Elles permettent aussi de préparer l’avenir en organisant concrètement les conditions de l’accueil ultérieur d’entreprises sous-traitantes de l’ANDRA. L’objectif est de stimuler le développement du territoire autour de Cigéo, par exemple par la création de zones d’activités permettant l’installation d’entreprises. Il s’agit également d’anticiper les besoins, notamment en termes d’emploi et de formation, afin de faire bénéficier la population des retombées économiques du projet. 

Ensuite, dès l’autorisation de création, un second volet d’une trentaine d’actions démarrerait à compter de fin 2022-début 2023, consistant à prolonger la structuration du territoire par l’amélioration des réseaux de transport, poursuivre le développement économique, structurer des filières d’excellence. 

La dimension sociale du contrat, notamment en termes de créations d'emplois, est-elle importante ?

En effet, il est essentiel que les créations d’emplois générées par Cigéo bénéficient aux populations du territoire. Au regard des premières projections réalisées par l’ANDRA, ce sont jusqu’à 2000 personnes qui pourraient bénéficier de l’effet d’entraînement du chantier. La question du recrutement, de la montée en compétences des salariés, mais également des services qui leur seront offerts, est au cœur de notre travail actuel.

Quel est le sentiment des habitants concernant le projet et ses retombées économiques et sociales ?

Par nature, ce n’est pas un projet consensuel. Une partie de la population se pose des questions légitimes auxquelles il nous faut apporter des réponses.

Ce dialogue doit avoir lieu dans un contexte apaisé. 

Les manifestations d’opposants violents et radicaux à Cigéo ont traumatisé les populations locales qui en ont été victimes. 

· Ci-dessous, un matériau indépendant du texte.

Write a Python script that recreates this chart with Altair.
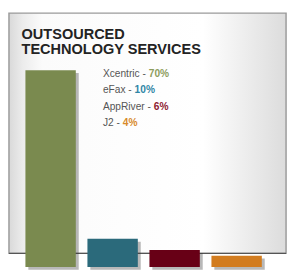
import altair as alt
import pandas as pd

# ---- data ----
companies = ["Xcentric", "eFax", "AppRiver", "J2"]
shares = [70, 10, 6, 4]
bar_colors = ["#7a8a4f", "#2b6a7b", "#680016", "#d27c1f"]
pct_colors = ["#8d9c5c", "#2f86a6", "#8e1a30", "#d88a2a"]
title_lines = ["OUTSOURCED", "TECHNOLOGY SERVICES"]

W, H = 288, 262
LEG_X = 97
LEG_SIZE = 10.5

# approximate Liberation Sans (Arial metric) advance widths, per 1000 em
_adv = {'X': 667, 'c': 500, 'e': 556, 'n': 556, 't': 278, 'r': 333, 'i': 222,
        ' ': 278, '-': 333, 'F': 611, 'a': 556, 'x': 500, 'A': 667, 'p': 556,
        'R': 722, 'v': 500, 'J': 500, '2': 556}


def text_width(s, size):
    return sum(_adv.get(ch, 556) for ch in s) * size / 1000.0


df = pd.DataFrame({"company": companies, "share": shares})

name_labels = [c + " - " for c in companies]
leg = pd.DataFrame({
    "name": name_labels,
    "pct": [f"{s}%" for s in shares],
    "row": list(range(len(companies))),
    "px": [LEG_X + text_width(n, LEG_SIZE) for n in name_labels],
    "company": companies,
})

one = pd.DataFrame({"k": [0]})

xscale = alt.Scale(domain=companies, paddingInner=0.1875, paddingOuter=0.34375, align=0.386)
yscale = alt.Scale(domain=[0, 90.3], nice=False, zero=True)
cscale = alt.Scale(domain=companies, range=bar_colors)
pscale = alt.Scale(domain=companies, range=pct_colors)

gradient = alt.LinearGradient(
    gradient="linear", x1=0, x2=1, y1=0, y2=0,
    stops=[
        alt.GradientStop(color="#d9d9d9", offset=0),
        alt.GradientStop(color="#ececec", offset=0.05),
        alt.GradientStop(color="#fbfbfb", offset=0.12),
        alt.GradientStop(color="#ffffff", offset=0.7),
        alt.GradientStop(color="#dcdcdc", offset=1),
    ],
)

box = alt.Chart(one).mark_rect(color=gradient, stroke="#9a9a9a", strokeWidth=1.5).encode(
    x=alt.value(0), x2=alt.value(286), y=alt.value(0), y2=alt.value(248)
)
base_line = alt.Chart(one).mark_rule(color="#555555", strokeWidth=1.5).encode(
    x=alt.value(0), x2=alt.value(286), y=alt.value(248)
)

shadow = alt.Chart(df).mark_bar(color="#333333", opacity=0.35, xOffset=3, yOffset=3).encode(
    x=alt.X("company:N", sort=None, scale=xscale, axis=None),
    y=alt.Y("share:Q", scale=yscale, axis=None),
)
bars = alt.Chart(df).mark_bar().encode(
    x=alt.X("company:N", sort=None, scale=xscale, axis=None),
    y=alt.Y("share:Q", scale=yscale, axis=None),
    color=alt.Color("company:N", scale=cscale, legend=None),
)

title = alt.Chart(one).mark_text(
    text=title_lines, lineHeight=15, align="left", baseline="alphabetic",
    font="Liberation Sans, Arial, sans-serif",
    fontSize=15, fontWeight="bold", color="#232323",
).encode(x=alt.value(13), y=alt.value(27))

ly = alt.Y("row:Q", scale=alt.Scale(domain=[0, 3], range=[65.5, 117]), axis=None)

names = alt.Chart(leg).mark_text(
    align="left", baseline="alphabetic", font="Liberation Sans, sans-serif",
    fontSize=LEG_SIZE, color="#555555",
).encode(x=alt.value(LEG_X), y=ly, text="name:N")

pcts = alt.Chart(leg).mark_text(
    align="left", baseline="alphabetic", font="Liberation Sans, sans-serif",
    fontSize=LEG_SIZE, fontWeight="bold",
).encode(
    x=alt.X("px:Q", scale=alt.Scale(domain=[0, W], range=[0, W]), axis=None),
    y=ly, text="pct:N",
    color=alt.Color("company:N", scale=pscale, legend=None),
)

chart = alt.layer(box, base_line, shadow, bars, title, names, pcts).resolve_scale(
    x="independent", y="independent", color="independent"
).properties(width=W, height=H, padding=0, background="white").configure_view(strokeWidth=0)

chart.save("out.html", embed_options={"renderer": "svg", "actions": False})
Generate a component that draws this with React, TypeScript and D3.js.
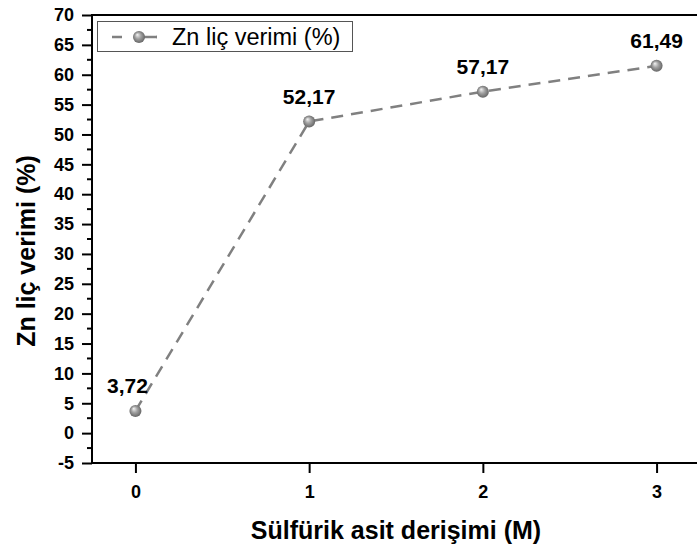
import { useEffect, useRef } from "react";
import * as d3 from "d3";

const concentrations = [0, 1, 2, 3];
const zincYield = [3.72, 52.17, 57.17, 61.49];
const pointLabels = ["3,72", "52,17", "57,17", "61,49"];
const yTickValues = [-5, 0, 5, 10, 15, 20, 25, 30, 35, 40, 45, 50, 55, 60, 65, 70];
const yMinorValues = [-2.5, 2.5, 7.5, 12.5, 17.5, 22.5, 27.5, 32.5, 37.5, 42.5, 47.5, 52.5, 57.5, 62.5, 67.5];
const xTickValues = [0, 1, 2, 3];
const seriesName = "Zn liç verimi (%)";
const xTitle = "Sülfürik asit derişimi (M)";
const yTitle = "Zn liç verimi (%)";

const FONT = "'Liberation Sans', Arial, Helvetica, sans-serif";

export default function App() {
  const ref = useRef<SVGSVGElement>(null);
  const width = 697;
  const height = 550;

  useEffect(() => {
    if (!ref.current) return;
    const svg = d3.select(ref.current);
    svg.selectAll("*").remove();

    const left = 92;
    const right = 700;
    const top = 15;
    const bottom = 463;

    const x = d3.scaleLinear().domain([-0.25, 3.25]).range([left, right]);
    const y = d3.scaleLinear().domain([-5, 70]).range([bottom, top]);

    // sphere marker gradient
    const grad = svg
      .append("defs")
      .append("radialGradient")
      .attr("id", "ball")
      .attr("cx", "50%")
      .attr("cy", "50%")
      .attr("r", "55%")
      .attr("fx", "35%")
      .attr("fy", "30%");
    grad.append("stop").attr("offset", "0%").attr("stop-color", "#f4f4f4");
    grad.append("stop").attr("offset", "45%").attr("stop-color", "#a3a3a3");
    grad.append("stop").attr("offset", "100%").attr("stop-color", "#5e5e5e");

    // y axis
    const yAxis = svg
      .append("g")
      .attr("transform", `translate(${left},0)`)
      .call(
        d3
          .axisLeft(y)
          .tickValues(yTickValues)
          .tickSize(10)
          .tickPadding(8)
          .tickFormat((d) => String(d))
      );
    yAxis.select(".domain").remove();
    yAxis.selectAll(".tick line").attr("stroke", "#000").attr("stroke-width", 2);
    yAxis
      .selectAll(".tick text")
      .attr("fill", "#000")
      .style("font-family", FONT)
      .style("font-weight", "bold")
      .style("font-size", "18px");

    // minor ticks
    svg
      .append("g")
      .selectAll("line")
      .data(yMinorValues)
      .join("line")
      .attr("x1", left - 5)
      .attr("x2", left)
      .attr("y1", (d) => y(d))
      .attr("y2", (d) => y(d))
      .attr("stroke", "#000")
      .attr("stroke-width", 2);

    // x axis
    const xAxis = svg
      .append("g")
      .attr("transform", `translate(0,${bottom})`)
      .call(
        d3
          .axisBottom(x)
          .tickValues(xTickValues)
          .tickSize(10)
          .tickPadding(12)
          .tickFormat((d) => String(d))
      );
    xAxis.select(".domain").remove();
    xAxis.selectAll(".tick line").attr("stroke", "#000").attr("stroke-width", 2);
    xAxis
      .selectAll(".tick text")
      .attr("fill", "#000")
      .style("font-family", FONT)
      .style("font-weight", "bold")
      .style("font-size", "18px");

    // frame
    svg
      .append("rect")
      .attr("x", left)
      .attr("y", top)
      .attr("width", right - left)
      .attr("height", bottom - top)
      .attr("fill", "none")
      .attr("stroke", "#000")
      .attr("stroke-width", 2);

    // series line
    const pts = concentrations.map((c, i) => [c, zincYield[i]] as [number, number]);
    const line = d3
      .line<[number, number]>()
      .x((d) => x(d[0]))
      .y((d) => y(d[1]));
    svg
      .append("path")
      .attr("d", line(pts))
      .attr("fill", "none")
      .attr("stroke", "#808080")
      .attr("stroke-width", 2.5)
      .attr("stroke-dasharray", "12,8");

    svg
      .append("g")
      .selectAll("circle")
      .data(pts)
      .join("circle")
      .attr("cx", (d) => x(d[0]))
      .attr("cy", (d) => y(d[1]))
      .attr("r", 6)
      .attr("fill", "url(#ball)");

    // value labels
    svg
      .append("g")
      .selectAll("text")
      .data(pts)
      .join("text")
      .attr("x", (d, i) => x(d[0]) + (i === 0 ? -8 : 0))
      .attr("y", (d) => y(d[1]) - 18)
      .attr("text-anchor", "middle")
      .style("font-family", FONT)
      .style("font-weight", "bold")
      .style("font-size", "21px")
      .text((_, i) => pointLabels[i]);

    // legend
    const lg = svg.append("g");
    lg.append("rect")
      .attr("x", 97.5)
      .attr("y", 21.5)
      .attr("width", 255)
      .attr("height", 30)
      .attr("fill", "#fff")
      .attr("stroke", "#555")
      .attr("stroke-width", 1);
    lg.append("line")
      .attr("x1", 112)
      .attr("x2", 157)
      .attr("y1", 37)
      .attr("y2", 37)
      .attr("stroke", "#808080")
      .attr("stroke-width", 2.5)
      .attr("stroke-dasharray", "10,12");
    lg.append("line")
      .attr("x1", 139)
      .attr("x2", 157)
      .attr("y1", 37)
      .attr("y2", 37)
      .attr("stroke", "#808080")
      .attr("stroke-width", 2.5);
    lg.append("circle").attr("cx", 139).attr("cy", 37).attr("r", 6).attr("fill", "url(#ball)");
    lg.append("text")
      .attr("x", 172)
      .attr("y", 45)
      .style("font-family", FONT)
      .style("font-size", "23.5px")
      .text(seriesName);

    // axis titles
    svg
      .append("text")
      .attr("x", (left + right) / 2)
      .attr("y", 539)
      .attr("text-anchor", "middle")
      .style("font-family", FONT)
      .style("font-weight", "bold")
      .style("font-size", "25px")
      .text(xTitle);
    svg
      .append("text")
      .attr("transform", `translate(35,${(top + bottom) / 2 + 12}) rotate(-90)`)
      .attr("text-anchor", "middle")
      .style("font-family", FONT)
      .style("font-weight", "bold")
      .style("font-size", "25px")
      .text(yTitle);
  }, []);

  return (
    <svg
      ref={ref}
      width={width}
      height={height}
      style={{ position: "absolute", left: 0, top: 0, background: "#fff" }}
    />
  );
}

Le processus de dialogue doit maintenant reprendre et s’inscrire dans la durée pour que chacun s’approprie tous les enjeux liés à la gestion des déchets. 

Les retombées économiques et sociales de Cigéo sont encore mal perçues. L’enjeu sera de développer une communication adaptée sur le contrat de territoire. 

Observer l’environnement local

En 2007, l'Andra a mis en place un Observatoire pérenne de l'environnement (OPE) pour étudier les caractéristiques environnementales d’un territoire de 900 km² à la limite des départements de la Meuse et de la Haute-Marne. Au sein de cette zone, des études plus détaillées sont menées sur un secteur de référence d’environ 240 km2. L’objectif de l’OPE  est d'établir un suivi de l'environnement pendant toute la durée de l’exploitation de Cigéo. L’OPE s’intéressera à l’évolution dans le temps des milieux naturels et organismes (eau, air, sol, flore, faune, bactéries), ainsi que des activités humaines. Cet outil est unique en France de par la surface du territoire étudié et la durée d'études envisagée (100 ans).

Ecothèque au sein de l’observatoire de l’environnement (OPE)
L’écothèque © Andra

Avant le début des travaux d'aménagement de Cigéo, l'OPE établit pendant une période de plus de dix ans un état des lieux de l'environnement. Si le projet est autorisé, l'observatoire disposera ainsi d'indicateurs physiques, chimiques, biologiques et sociologiques permettant de détecter tout changement, aussi faible soit-il, au cours de l'exploitation de Cigéo. Le dispositif d'études comprend près de 3 500 points de suivi de la faune et de la flore, 20 stations de suivi des eaux de rivières, des données satellites et aériennes... Au total, l’OPE va récolter et analyser plus de 85 000 données par an. La pérennité des informations dans le temps sera assurée par une base de données couplée à un système de géolocalisation, et par l'écothèque, construite à Bure en 2013, qui conserve, à sec et en par cryogénie les échantillons prélevés.

Les espèces remarquables

Les études de l’OPE ont permis d’identifier les espèces remarquables qui vivent à proximité du futur centre de stockage profond. L’objectif est de veiller à leur préservation.
Au total, de 2009 à 2014, 28 espèces remarquables ont été inventoriées sur les secteurs de l’OPE (de 240 km2) au sein des écosystèmes terrestres et aquatiques. Parmi ces espèces, 3 sont protégées en Lorraine : la Spirée Fipendule, le Gaillet Boréale et l’Hippirus commun.